When the dismissal bell rang, I swarmed with the other students, finally freed to the work of play for the rest of the day, and walked the several blocks to my home. There, my mother murmured hello from the couch while her cigarette smoke continued to curl as she reached out to offer a welcome. Or in the seasons where she worked in the city, I latch-keyed my way to the freezer, scooping mounds of ice cream into a bowl of comfort and worked on my homework.
It would be another year before I turned on our black and white television to the news of President Kennedy’s assassination, struggling with the meaning of those syllables. In the coming years there would be too many more with Martin Luther King Jr. and Bobby Kennedy.
Decades would pass until I experienced the struggle of women to earn a fair wage. Next the shock of airplanes flying into buildings severed the security of so many and shots fired into schools rifled the refuge of the local classroom, both redefining my understanding of safety along with our guarantee of such a state on this planet. And more recently, sitting across from others in raw conversation, my heart has contorted with the reality of “white privilege” which has allowed me opportunities systemically forbidden to others. (Oh how much I’m learning I need to learn!)
I know, I’m not the first or the only to morph such moral outrage or understanding. I think of the Revolutionary soldiers, the infantries in World War I and the paratroopers, submariners, pilots and beach soldiers — from not just American but also allied countries — fighting for freedom in World War II. Those who fought in Korea and Vietnam and Desert Storm and Afghanistan. Our national leaders and first responders. Missionaries and social justice advocates who work for change around the globe. Preschool, elementary, middle and high school teachers. Health professionals. Inventors. Engineers and construction workers. All those who show up to prepare and serve food. Parents hunkered down in the daily of raising responsible kids. Those serving in nonprofits and churches and those desperate for the help and hope both provide.
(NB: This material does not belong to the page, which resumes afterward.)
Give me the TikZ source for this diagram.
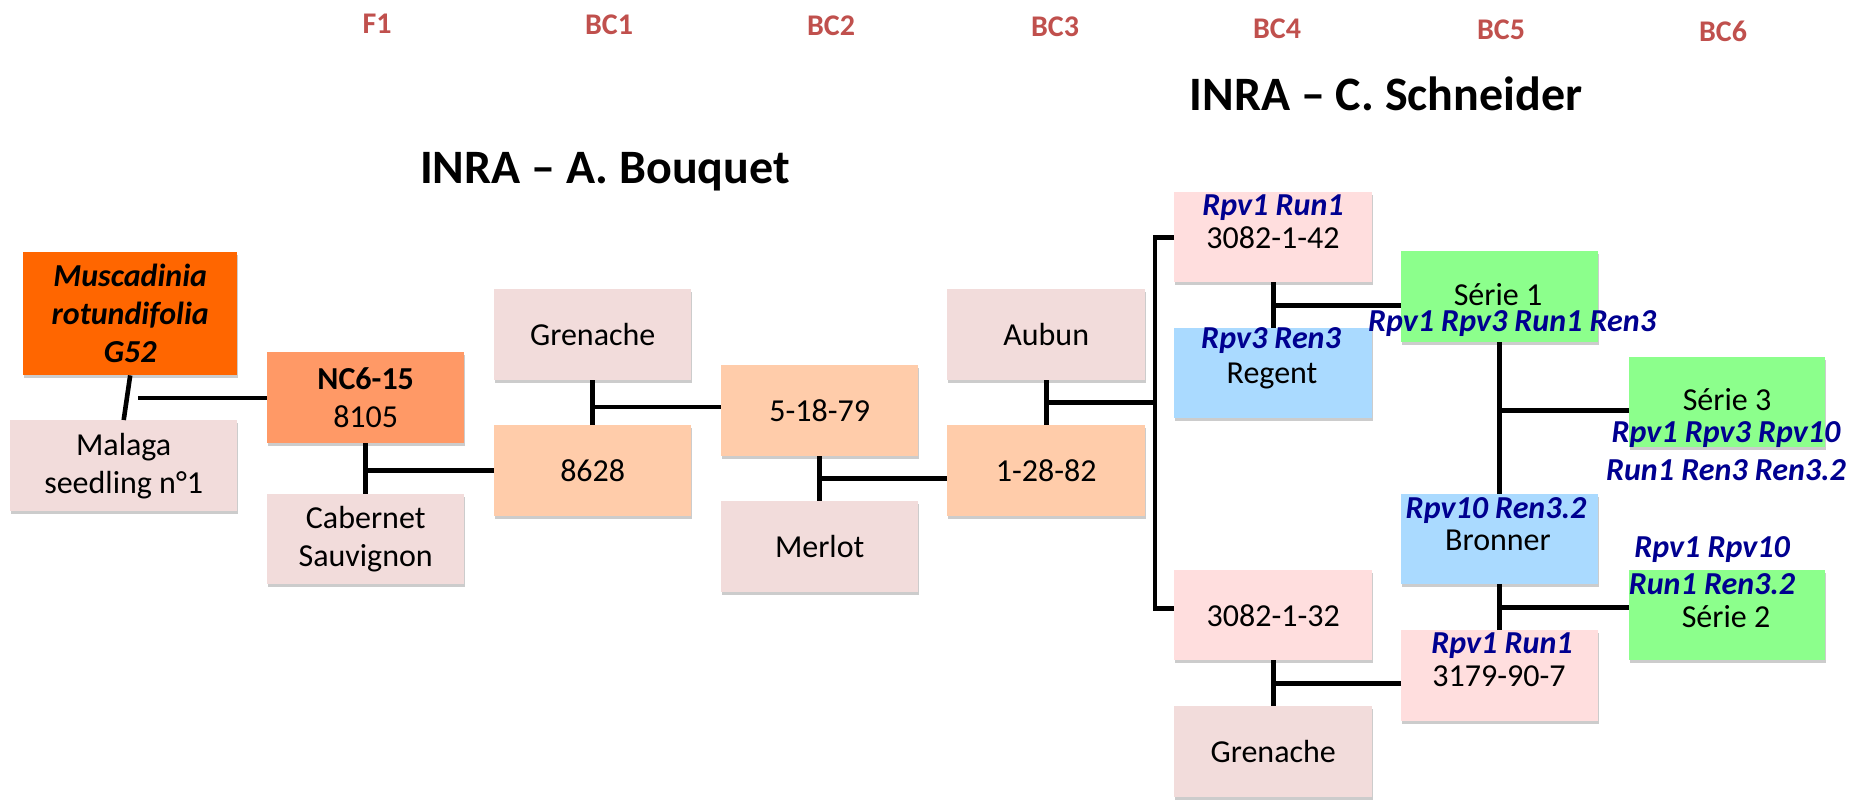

America was originally made free and has been increasingly kept free by a myriad of folks over the centuries, each of us discovering and investing our freedom in different stages and ages — with varying results. How will we continue to move toward this hope of freedom?
Today, alone in my study, I stand to my feet beside my computer desk. There’s no flag tilted in pose here but I imagine it just the same. I lift my hand over my worn but wiser heart, straighten my fingers in salute and repeat a pledge that has become more like a prayer. A prayer that as Americans, we might first truly grasp and then carefully steward our unique freedom. For me, this freedom calls me to radically love like Jesus.
I pledge allegiance to the flag of the United States of America, and to the republic for which it stands, one nation, under God, indivisible, with liberty and justice for all.